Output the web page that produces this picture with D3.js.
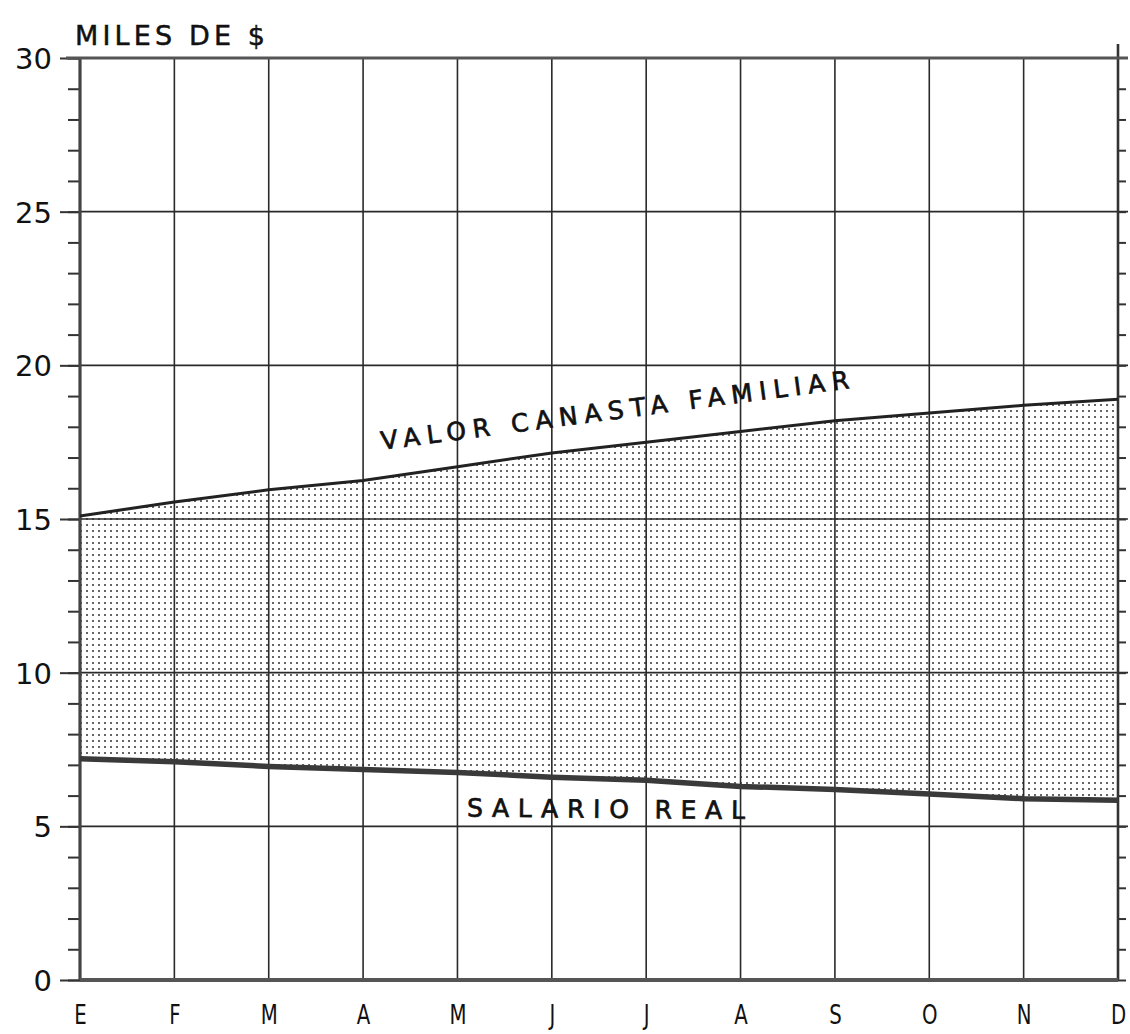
<!DOCTYPE html>
<html>
<head>
<meta charset="utf-8">
<script src="https://cdn.jsdelivr.net/npm/d3@7"></script>
<style>
  html, body { margin: 0; padding: 0; background: #ffffff; }
  svg { display: block; }
  text { font-family: "DejaVu Sans", "Liberation Sans", sans-serif; fill: #111; }
</style>
</head>
<body>
<svg id="chart" width="1130" height="1034"></svg>
<script>
// ---- data ----
const months = ["E","F","M","A","M","J","J","A","S","O","N","D"];
const canasta = [15.1, 15.55, 15.95, 16.25, 16.7, 17.15, 17.5, 17.85, 18.2, 18.45, 18.7, 18.9];
const salario = [7.2, 7.1, 6.95, 6.85, 6.75, 6.6, 6.5, 6.3, 6.2, 6.05, 5.9, 5.85];
const yTicks = [0, 5, 10, 15, 20, 25, 30];
const yMinor = d3.range(0, 31, 1);
const yTitle = "MILES DE $";
const labelCanasta = "VALOR CANASTA FAMILIAR";
const labelSalario = "SALARIO REAL";

// ---- layout ----
const FONT = "'DejaVu Sans', 'Liberation Sans', sans-serif";
const svg = d3.select("#chart");
const x = d3.scaleLinear().domain([0, months.length - 1]).range([80, 1118]);
const y = d3.scaleLinear().domain([0, 30]).range([980, 58]);

// dot pattern
const defs = svg.append("defs");
const pat = defs.append("pattern").attr("id", "dots").attr("patternUnits", "userSpaceOnUse")
  .attr("width", 6).attr("height", 6);
pat.append("circle").attr("cx", 3).attr("cy", 3).attr("r", 1.0).attr("fill", "#1a1a1a").attr("opacity", 0.9);

const idx = d3.range(months.length);

// shaded area between the two series
const area = d3.area()
  .x(i => x(i))
  .y0(i => y(salario[i]))
  .y1(i => y(canasta[i]));
svg.append("path").datum(idx).attr("d", area).attr("fill", "url(#dots)");

// horizontal grid lines (majors), slightly beyond the right axis
svg.append("g").selectAll("line").data(yTicks.filter(v => v > 0 && v < 30)).join("line")
  .attr("x1", x(0)).attr("x2", x(11) + 10)
  .attr("y1", d => y(d)).attr("y2", d => y(d))
  .attr("stroke", "#2a2a2a").attr("stroke-width", 1.6);

// vertical grid lines
svg.append("g").selectAll("line").data(idx.slice(1, -1)).join("line")
  .attr("x1", d => x(d)).attr("x2", d => x(d))
  .attr("y1", y(30)).attr("y2", y(0))
  .attr("stroke", "#2a2a2a").attr("stroke-width", 1.6);

// left axis: minor ticks
const leftMinor = svg.append("g").attr("transform", `translate(${x(0)},0)`)
  .call(d3.axisLeft(y).tickValues(yMinor).tickSize(12).tickFormat(""));
leftMinor.select(".domain").remove();
leftMinor.selectAll("line").attr("stroke", "#333").attr("stroke-width", 2);

// left axis: majors with labels
const leftMajor = svg.append("g").attr("transform", `translate(${x(0)},0)`)
  .call(d3.axisLeft(y).tickValues(yTicks).tickSize(20).tickPadding(8).tickFormat(d3.format("d")));
leftMajor.select(".domain").remove();
leftMajor.selectAll("line").attr("stroke", "#333").attr("stroke-width", 2);
leftMajor.selectAll("text").attr("font-size", 29).attr("fill", "#111")
  .attr("font-family", FONT).attr("dy", "0.36em");

// right axis: minor ticks outward
const rightMinor = svg.append("g").attr("transform", `translate(${x(11)},0)`)
  .call(d3.axisRight(y).tickValues(yMinor.filter(v => v < 30)).tickSize(8).tickFormat(""));
rightMinor.select(".domain").remove();
rightMinor.selectAll("line").attr("stroke", "#333").attr("stroke-width", 2);

// frame lines
svg.append("line").attr("x1", x(0)).attr("x2", x(0)).attr("y1", y(30)).attr("y2", y(0))
  .attr("stroke", "#444").attr("stroke-width", 3.2);
svg.append("line").attr("x1", x(11)).attr("x2", x(11)).attr("y1", y(30) - 14).attr("y2", y(0))
  .attr("stroke", "#333").attr("stroke-width", 2.6);
svg.append("line").attr("x1", x(0) - 14).attr("x2", x(11) + 10).attr("y1", y(30)).attr("y2", y(30))
  .attr("stroke", "#555").attr("stroke-width", 3);
svg.append("line").attr("x1", x(0)).attr("x2", x(11)).attr("y1", y(0)).attr("y2", y(0))
  .attr("stroke", "#555").attr("stroke-width", 4);

// bottom axis: month labels
const bottom = svg.append("g").attr("transform", `translate(0,${y(0)})`)
  .call(d3.axisBottom(x).tickValues(idx).tickSize(0).tickPadding(26).tickFormat(i => months[i]));
bottom.select(".domain").remove();
bottom.selectAll("text").attr("font-size", 26).attr("fill", "#111")
  .attr("font-family", FONT)
  .attr("transform", "scale(0.76,1)");

// series lines
const line = vals => d3.line().x(i => x(i)).y(i => y(vals[i]));
svg.append("path").datum(idx).attr("d", line(canasta))
  .attr("fill", "none").attr("stroke", "#222").attr("stroke-width", 3);
svg.append("path").datum(idx).attr("d", line(salario))
  .attr("fill", "none").attr("stroke", "#3a3a3a").attr("stroke-width", 5.5);

// title
svg.append("text").attr("x", 75).attr("y", 45).attr("font-size", 27)
  .attr("stroke", "#111").attr("stroke-width", 0.5)
  .attr("textLength", 190).attr("lengthAdjust", "spacing").text(yTitle);

// series labels
const cx0 = x(3.2), cy0 = y(canasta[3] + 0.2 * (canasta[4] - canasta[3])) - 28;
svg.append("text")
  .attr("transform", `translate(${cx0},${cy0}) rotate(-7.5)`)
  .attr("font-size", 25).attr("stroke", "#111").attr("stroke-width", 0.7)
  .attr("textLength", 472).attr("lengthAdjust", "spacing")
  .text(labelCanasta);

const sx0 = x(4.1);
svg.append("text")
  .attr("transform", `translate(${sx0},${y(salario[4]) + 44}) rotate(0.5)`)
  .attr("font-size", 25).attr("stroke", "#111").attr("stroke-width", 0.7)
  .attr("textLength", 278).attr("lengthAdjust", "spacing")
  .text(labelSalario);
</script>
</body>
</html>
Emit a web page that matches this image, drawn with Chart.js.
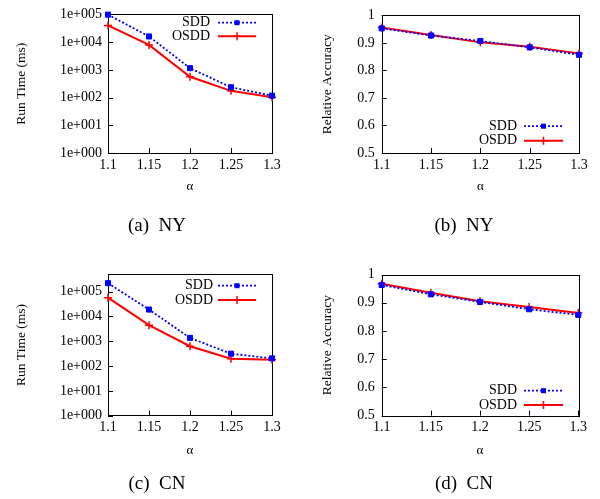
<!DOCTYPE html>
<html>
<head>
<meta charset="utf-8">
<script src="https://cdn.jsdelivr.net/npm/chart.js@4.4.1/dist/chart.umd.min.js"></script>
<style>
  body { margin: 0; background: #fff; }
  #wrap { position: relative; width: 600px; height: 499px; background: #fff; }
  canvas { position: absolute; }
  .cap { position: absolute; font-family: "Liberation Serif", "Times New Roman", serif; font-size: 19px; color: #000; transform: translate(-50%, -50%); white-space: nowrap; }
</style>
</head>
<body>
<div id="wrap">
  <canvas id="cA" width="300" height="250" style="left:0;top:0"></canvas>
  <canvas id="cB" width="300" height="250" style="left:300px;top:0"></canvas>
  <canvas id="cC" width="300" height="249" style="left:0;top:250px"></canvas>
  <canvas id="cD" width="300" height="249" style="left:300px;top:250px"></canvas>
  <div class="cap" style="left:157px;top:225px">(a)&nbsp; NY</div>
  <div class="cap" style="left:464px;top:225px">(b)&nbsp; NY</div>
  <div class="cap" style="left:157px;top:483px">(c)&nbsp; CN</div>
  <div class="cap" style="left:464px;top:483px">(d)&nbsp; CN</div>
</div>
<script>
// x categories
const alpha = ['1.1', '1.15', '1.2', '1.25', '1.3'];

// NY
const nyTimeSDD  = [98000, 16000, 1150, 235, 117];
const nyTimeOSDD = [40000, 7900, 560, 175, 102];
const nyAccSDD   = [0.953, 0.927, 0.907, 0.884, 0.857];
const nyAccOSDD  = [0.956, 0.929, 0.902, 0.886, 0.862];

// CN
const cnTimeSDD  = [220000, 19000, 1370, 316, 204];
const cnTimeOSDD = [57000, 4450, 630, 198, 180];
const cnAccSDD   = [0.963, 0.930, 0.903, 0.877, 0.857];
const cnAccOSDD  = [0.967, 0.935, 0.905, 0.885, 0.864];

// ticks
const timeTicks = [1, 10, 100, 1000, 10000, 100000];
const timeTickLabels = ['1e+000', '1e+001', '1e+002', '1e+003', '1e+004', '1e+005'];
const accTicks = [0.5, 0.6, 0.7, 0.8, 0.9, 1];
const accTickLabels = ['0.5', '0.6', '0.7', '0.8', '0.9', '1'];

const FONT = '"Liberation Serif", "Times New Roman", serif';
Chart.defaults.font.family = FONT;
Chart.defaults.font.size = 14;
Chart.defaults.color = '#000';

const BLUE = '#0000ff';
const RED = '#ff0000';

// gnuplot-like frame, inward ticks and key
const gnuFrame = {
  id: 'gnuFrame',
  beforeDatasetsDraw(chart) {
    const { ctx, chartArea: a, scales } = chart;
    ctx.save();
    ctx.strokeStyle = '#000';
    ctx.lineWidth = 1;
    ctx.strokeRect(Math.round(a.left) + 0.5, Math.round(a.top) + 0.5,
      Math.round(a.right - a.left), Math.round(a.bottom - a.top));
    ctx.beginPath();
    scales.y.ticks.forEach(t => {
      const y = Math.round(scales.y.getPixelForValue(t.value)) + 0.5;
      ctx.moveTo(a.left, y); ctx.lineTo(a.left + 5, y);
    });
    scales.x.ticks.forEach((t, i) => {
      const x = Math.round(scales.x.getPixelForTick(i)) + 0.5;
      ctx.moveTo(x, a.bottom); ctx.lineTo(x, a.bottom - 5);
    });
    ctx.stroke();
    ctx.restore();
  },
  afterDatasetsDraw(chart, args, opts) {
    const { ctx } = chart;
    ctx.save();
    ctx.font = '14px ' + FONT;
    ctx.textAlign = 'right';
    ctx.textBaseline = 'middle';
    chart.data.datasets.forEach((ds, i) => {
      const y = opts.y + i * opts.gap;
      ctx.fillStyle = '#000';
      ctx.fillText(ds.label, opts.textX, y);
      ctx.strokeStyle = ds.borderColor;
      ctx.lineWidth = ds.borderWidth;
      ctx.setLineDash(ds.borderDash || []);
      ctx.beginPath();
      ctx.moveTo(opts.x1, y); ctx.lineTo(opts.x2, y);
      ctx.stroke();
      ctx.setLineDash([]);
      const cx = (opts.x1 + opts.x2) / 2;
      if (ds.pointStyle === 'rect') {
        ctx.fillStyle = ds.borderColor;
        ctx.fillRect(cx - 2.5, y - 2.5, 5, 5);
      } else {
        ctx.lineWidth = 1.5;
        ctx.beginPath();
        ctx.moveTo(cx - 4, y); ctx.lineTo(cx + 4, y);
        ctx.moveTo(cx, y - 4); ctx.lineTo(cx, y + 4);
        ctx.stroke();
      }
    });
    ctx.restore();
  }
};

function makeChart(id, sdd, osdd, yCfg, lay, key) {
  new Chart(document.getElementById(id), {
    type: 'line',
    data: {
      labels: alpha,
      datasets: [
        {
          label: 'SDD', data: sdd,
          borderColor: BLUE, backgroundColor: BLUE,
          borderWidth: 1.8, borderDash: [2, 2],
          pointStyle: 'rect', pointRadius: 3.6, pointBorderWidth: 1,
          tension: 0, clip: false
        },
        {
          label: 'OSDD', data: osdd,
          borderColor: RED, backgroundColor: RED,
          borderWidth: 2,
          pointStyle: 'cross', pointRadius: 4, pointBorderWidth: 1.5,
          tension: 0, clip: false
        }
      ]
    },
    options: {
      responsive: false,
      animation: false,
      layout: { padding: { left: 0, right: lay.right, top: lay.top, bottom: lay.bottom } },
      plugins: { legend: { display: false }, tooltip: { enabled: false }, gnuFrame: key },
      scales: {
        x: {
          type: 'category',
          grid: { display: false, drawTicks: false },
          border: { display: false },
          ticks: { padding: 3.5, maxRotation: 0, autoSkip: false },
          title: { display: true, text: 'α', padding: 0, font: { size: 13 } },
          afterFit: s => { s.height = lay.xh; }
        },
        y: Object.assign({
          grid: { display: false, drawTicks: false },
          border: { display: false },
          title: { display: true, text: yCfg.title, padding: { top: lay.tpad, bottom: 0 }, font: { size: 13.5 } },
          afterFit: s => { s.width = lay.yw; }
        }, yCfg.scale)
      }
    },
    plugins: [gnuFrame]
  });
}

const timeScale = (max) => ({
  type: 'logarithmic', min: 1, max: max,
  afterBuildTicks: s => { s.ticks = timeTicks.map(v => ({ value: v })); },
  ticks: { padding: 6, callback: (v, i) => timeTickLabels[i] }
});
const accScale = () => ({
  type: 'linear', min: 0.5, max: 1,
  afterBuildTicks: s => { s.ticks = accTicks.map(v => ({ value: v })); },
  ticks: { padding: 7, callback: (v, i) => accTickLabels[i] }
});

makeChart('cA', nyTimeSDD, nyTimeOSDD,
  { title: 'Run Time (ms)', scale: timeScale(100000) },
  { right: 28, top: 10.7, bottom: 55.2, xh: 41.8, yw: 108, tpad: 13 },
  { textX: 210, x1: 218, x2: 256, y: 22.7, gap: 13.5 });

makeChart('cB', nyAccSDD, nyAccOSDD,
  { title: 'Relative Accuracy', scale: accScale() },
  { right: 21, top: 10.7, bottom: 55.2, xh: 41.8, yw: 81.7, tpad: 19 },
  { textX: 217, x1: 224, x2: 263, y: 126.2, gap: 14.5 });

makeChart('cC', cnTimeSDD, cnTimeOSDD,
  { title: 'Run Time (ms)', scale: timeScale(500000) },
  { right: 28, top: 24.3, bottom: 40.2, xh: 43.1, yw: 108, tpad: 13 },
  { textX: 213, x1: 218, x2: 256, y: 35.7, gap: 14.3 });

makeChart('cD', cnAccSDD, cnAccOSDD,
  { title: 'Relative Accuracy', scale: accScale() },
  { right: 21.7, top: 24.5, bottom: 40.2, xh: 43.1, yw: 81.7, tpad: 19 },
  { textX: 217, x1: 224, x2: 263, y: 140.7, gap: 14.3 });
</script>
</body>
</html>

■ ■ ■ ■ ■ ■ ■

YOUR OBJECTIVE: The answer is a single number, the count of lines in the records that contain the string "with".

WRITTEN RESPONSE: 3